Supplied information>
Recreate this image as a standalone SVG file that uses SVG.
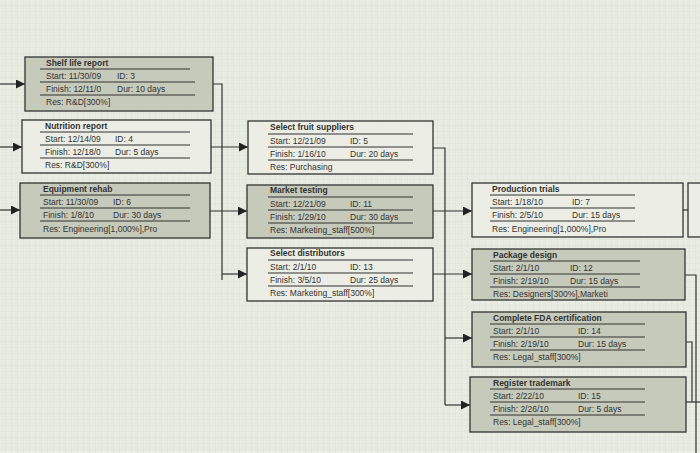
<svg xmlns="http://www.w3.org/2000/svg" width="700" height="453" viewBox="0 0 700 453">
<defs>
<pattern id="grid" width="6" height="6" patternUnits="userSpaceOnUse"><rect width="6" height="6" fill="#e9ece2"/><path d="M6 0V6H0" fill="none" stroke="#d9ddd0" stroke-width="0.8"/></pattern>
<marker id="ar" viewBox="0 0 10 10" refX="10" refY="5" markerWidth="9" markerHeight="9" orient="auto" markerUnits="userSpaceOnUse"><path d="M0 0L10 5L0 10Z" fill="#222"/></marker>
</defs>
<style>
.g{fill:#c6cabb;stroke:#333;stroke-width:1.3}
.w{fill:#eceee5;stroke:#333;stroke-width:1.3}
.s{stroke:#333;stroke-width:1.2}
text{font-family:"Liberation Sans",Arial,sans-serif;font-size:8.5px;fill:#333}
.t{font-weight:bold}
.c path{fill:none;stroke:#333;stroke-width:1.2}
</style>
<rect width="700" height="453" fill="url(#grid)"/>
<g class="c">
<path d="M0 84H25" marker-end="url(#ar)"/>
<path d="M0 147H22" marker-end="url(#ar)"/>
<path d="M0 210H20" marker-end="url(#ar)"/>
<path d="M213 84H222V280"/>
<path d="M211 147H248" marker-end="url(#ar)"/>
<path d="M210 211H247" marker-end="url(#ar)"/>
<path d="M222 274H247" marker-end="url(#ar)"/>
<path d="M433 148H445V405"/>
<path d="M433 211H472" marker-end="url(#ar)"/>
<path d="M433 274H472" marker-end="url(#ar)"/>
<path d="M445 338H472" marker-end="url(#ar)"/>
<path d="M445 405H470" marker-end="url(#ar)"/>
<path d="M683 210H699" marker-end="url(#ar)"/>
<path d="M685 275H696V453"/>
<path d="M686 342H692V402"/>
<path d="M686 402H700"/>
</g>
<g id="n3"><rect class="g" x="25" y="57" width="188" height="54"/><text class="t" x="46" y="66">Shelf life report</text><path class="s" d="M40 69H190M40 82H195M40 95H195"/><text x="46" y="79">Start: 11/30/09</text><text x="117" y="79">ID: 3</text><text x="46" y="92">Finish: 12/11/0</text><text x="117" y="92">Dur: 10 days</text><text x="46" y="105">Res: R&amp;D[300%]</text></g>
<g id="n4"><rect class="w" x="22" y="120" width="189" height="53"/><text class="t" x="45" y="129">Nutrition report</text><path class="s" d="M40 132H190M40 145H190M40 158H190"/><text x="45" y="142">Start: 12/14/09</text><text x="115" y="142">ID: 4</text><text x="45" y="155">Finish: 12/18/0</text><text x="115" y="155">Dur: 5 days</text><text x="45" y="168">Res: R&amp;D[300%]</text></g>
<g id="n6"><rect class="g" x="20" y="183" width="190" height="55"/><text class="t" x="43" y="192">Equipment rehab</text><path class="s" d="M40 195H190M40 208H190M40 221H190"/><text x="43" y="205">Start: 11/30/09</text><text x="113" y="205">ID: 6</text><text x="43" y="218">Finish: 1/8/10</text><text x="113" y="218">Dur: 30 days</text><text x="43" y="232">Res:   Engineering[1,000%],Pro</text></g>
<g id="n5"><rect class="w" x="248" y="121" width="185" height="53"/><text class="t" x="270" y="130">Select fruit suppliers</text><path class="s" d="M268 134H413M268 147H413M268 160H413"/><text x="270" y="144">Start: 12/21/09</text><text x="350" y="144">ID: 5</text><text x="270" y="157">Finish: 1/16/10</text><text x="350" y="157">Dur: 20 days</text><text x="270" y="170">Res: Purchasing</text></g>
<g id="n11"><rect class="g" x="247" y="185" width="186" height="53"/><text class="t" x="270" y="193">Market testing</text><path class="s" d="M268 197H413M268 210H413M268 223H413"/><text x="270" y="207">Start: 12/21/09</text><text x="350" y="207">ID: 11</text><text x="270" y="220">Finish: 1/29/10</text><text x="350" y="220">Dur: 30 days</text><text x="270" y="233">Res: Marketing_staff[500%]</text></g>
<g id="n13"><rect class="w" x="247" y="248" width="186" height="53"/><text class="t" x="270" y="256">Select distributors</text><path class="s" d="M268 260H413M268 273H413M268 286H413"/><text x="270" y="270">Start: 2/1/10</text><text x="350" y="270">ID: 13</text><text x="270" y="283">Finish: 3/5/10</text><text x="350" y="283">Dur: 25 days</text><text x="270" y="296">Res: Marketing_staff[300%]</text></g>
<g id="n7"><rect class="w" x="472" y="183" width="211" height="54"/><text class="t" x="492" y="192">Production trials</text><path class="s" d="M490 195H635M490 208H635M490 221H635"/><text x="492" y="205">Start: 1/18/10</text><text x="572" y="205">ID: 7</text><text x="492" y="218">Finish: 2/5/10</text><text x="572" y="218">Dur: 15 days</text><text x="492" y="232">Res:   Engineering[1,000%],Pro</text></g>
<g id="n12"><rect class="g" x="472" y="249" width="213" height="51"/><text class="t" x="493" y="258">Package design</text><path class="s" d="M490 261H640M490 274H640M490 287H640"/><text x="493" y="271">Start: 2/1/10</text><text x="570" y="271">ID: 12</text><text x="493" y="284">Finish: 2/19/10</text><text x="570" y="284">Dur: 15 days</text><text x="493" y="297">Res:   Designers[300%],Marketi</text></g>
<g id="n14"><rect class="g" x="472" y="312" width="214" height="55"/><text class="t" x="493" y="321">Complete FDA certification</text><path class="s" d="M490 324H645M490 337H645M490 350H645"/><text x="493" y="334">Start: 2/1/10</text><text x="578" y="334">ID: 14</text><text x="493" y="347">Finish: 2/19/10</text><text x="578" y="347">Dur: 15 days</text><text x="493" y="360">Res: Legal_staff[300%]</text></g>
<g id="n15"><rect class="g" x="470" y="377" width="216" height="55"/><text class="t" x="493" y="386">Register trademark</text><path class="s" d="M490 389H645M490 402H645M490 415H645"/><text x="493" y="399">Start: 2/22/10</text><text x="578" y="399">ID: 15</text><text x="493" y="412">Finish: 2/26/10</text><text x="578" y="412">Dur: 5 days</text><text x="493" y="425">Res: Legal_staff[300%]</text></g>
<g id="nx"><rect class="w" x="688" y="183" width="20" height="54"/></g>
</svg>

Prompt> Transcribe the listing in full. Omit the pictures and keep every line exact.

Correct response>
Recreate this image as a standalone SVG file that uses SVG.
<svg xmlns="http://www.w3.org/2000/svg" width="700" height="453" viewBox="0 0 700 453">
<defs>
<pattern id="grid" width="6" height="6" patternUnits="userSpaceOnUse"><rect width="6" height="6" fill="#e9ece2"/><path d="M6 0V6H0" fill="none" stroke="#d9ddd0" stroke-width="0.8"/></pattern>
<marker id="ar" viewBox="0 0 10 10" refX="10" refY="5" markerWidth="9" markerHeight="9" orient="auto" markerUnits="userSpaceOnUse"><path d="M0 0L10 5L0 10Z" fill="#222"/></marker>
</defs>
<style>
.g{fill:#c6cabb;stroke:#333;stroke-width:1.3}
.w{fill:#eceee5;stroke:#333;stroke-width:1.3}
.s{stroke:#333;stroke-width:1.2}
text{font-family:"Liberation Sans",Arial,sans-serif;font-size:8.5px;fill:#333}
.t{font-weight:bold}
.c path{fill:none;stroke:#333;stroke-width:1.2}
</style>
<rect width="700" height="453" fill="url(#grid)"/>
<g class="c">
<path d="M0 84H25" marker-end="url(#ar)"/>
<path d="M0 147H22" marker-end="url(#ar)"/>
<path d="M0 210H20" marker-end="url(#ar)"/>
<path d="M213 84H222V280"/>
<path d="M211 147H248" marker-end="url(#ar)"/>
<path d="M210 211H247" marker-end="url(#ar)"/>
<path d="M222 274H247" marker-end="url(#ar)"/>
<path d="M433 148H445V405"/>
<path d="M433 211H472" marker-end="url(#ar)"/>
<path d="M433 274H472" marker-end="url(#ar)"/>
<path d="M445 338H472" marker-end="url(#ar)"/>
<path d="M445 405H470" marker-end="url(#ar)"/>
<path d="M683 210H699" marker-end="url(#ar)"/>
<path d="M685 275H696V453"/>
<path d="M686 342H692V402"/>
<path d="M686 402H700"/>
</g>
<g id="n3"><rect class="g" x="25" y="57" width="188" height="54"/><text class="t" x="46" y="66">Shelf life report</text><path class="s" d="M40 69H190M40 82H195M40 95H195"/><text x="46" y="79">Start: 11/30/09</text><text x="117" y="79">ID: 3</text><text x="46" y="92">Finish: 12/11/0</text><text x="117" y="92">Dur: 10 days</text><text x="46" y="105">Res: R&amp;D[300%]</text></g>
<g id="n4"><rect class="w" x="22" y="120" width="189" height="53"/><text class="t" x="45" y="129">Nutrition report</text><path class="s" d="M40 132H190M40 145H190M40 158H190"/><text x="45" y="142">Start: 12/14/09</text><text x="115" y="142">ID: 4</text><text x="45" y="155">Finish: 12/18/0</text><text x="115" y="155">Dur: 5 days</text><text x="45" y="168">Res: R&amp;D[300%]</text></g>
<g id="n6"><rect class="g" x="20" y="183" width="190" height="55"/><text class="t" x="43" y="192">Equipment rehab</text><path class="s" d="M40 195H190M40 208H190M40 221H190"/><text x="43" y="205">Start: 11/30/09</text><text x="113" y="205">ID: 6</text><text x="43" y="218">Finish: 1/8/10</text><text x="113" y="218">Dur: 30 days</text><text x="43" y="232">Res:   Engineering[1,000%],Pro</text></g>
<g id="n5"><rect class="w" x="248" y="121" width="185" height="53"/><text class="t" x="270" y="130">Select fruit suppliers</text><path class="s" d="M268 134H413M268 147H413M268 160H413"/><text x="270" y="144">Start: 12/21/09</text><text x="350" y="144">ID: 5</text><text x="270" y="157">Finish: 1/16/10</text><text x="350" y="157">Dur: 20 days</text><text x="270" y="170">Res: Purchasing</text></g>
<g id="n11"><rect class="g" x="247" y="185" width="186" height="53"/><text class="t" x="270" y="193">Market testing</text><path class="s" d="M268 197H413M268 210H413M268 223H413"/><text x="270" y="207">Start: 12/21/09</text><text x="350" y="207">ID: 11</text><text x="270" y="220">Finish: 1/29/10</text><text x="350" y="220">Dur: 30 days</text><text x="270" y="233">Res: Marketing_staff[500%]</text></g>
<g id="n13"><rect class="w" x="247" y="248" width="186" height="53"/><text class="t" x="270" y="256">Select distributors</text><path class="s" d="M268 260H413M268 273H413M268 286H413"/><text x="270" y="270">Start: 2/1/10</text><text x="350" y="270">ID: 13</text><text x="270" y="283">Finish: 3/5/10</text><text x="350" y="283">Dur: 25 days</text><text x="270" y="296">Res: Marketing_staff[300%]</text></g>
<g id="n7"><rect class="w" x="472" y="183" width="211" height="54"/><text class="t" x="492" y="192">Production trials</text><path class="s" d="M490 195H635M490 208H635M490 221H635"/><text x="492" y="205">Start: 1/18/10</text><text x="572" y="205">ID: 7</text><text x="492" y="218">Finish: 2/5/10</text><text x="572" y="218">Dur: 15 days</text><text x="492" y="232">Res:   Engineering[1,000%],Pro</text></g>
<g id="n12"><rect class="g" x="472" y="249" width="213" height="51"/><text class="t" x="493" y="258">Package design</text><path class="s" d="M490 261H640M490 274H640M490 287H640"/><text x="493" y="271">Start: 2/1/10</text><text x="570" y="271">ID: 12</text><text x="493" y="284">Finish: 2/19/10</text><text x="570" y="284">Dur: 15 days</text><text x="493" y="297">Res:   Designers[300%],Marketi</text></g>
<g id="n14"><rect class="g" x="472" y="312" width="214" height="55"/><text class="t" x="493" y="321">Complete FDA certification</text><path class="s" d="M490 324H645M490 337H645M490 350H645"/><text x="493" y="334">Start: 2/1/10</text><text x="578" y="334">ID: 14</text><text x="493" y="347">Finish: 2/19/10</text><text x="578" y="347">Dur: 15 days</text><text x="493" y="360">Res: Legal_staff[300%]</text></g>
<g id="n15"><rect class="g" x="470" y="377" width="216" height="55"/><text class="t" x="493" y="386">Register trademark</text><path class="s" d="M490 389H645M490 402H645M490 415H645"/><text x="493" y="399">Start: 2/22/10</text><text x="578" y="399">ID: 15</text><text x="493" y="412">Finish: 2/26/10</text><text x="578" y="412">Dur: 5 days</text><text x="493" y="425">Res: Legal_staff[300%]</text></g>
<g id="nx"><rect class="w" x="688" y="183" width="20" height="54"/></g>
</svg>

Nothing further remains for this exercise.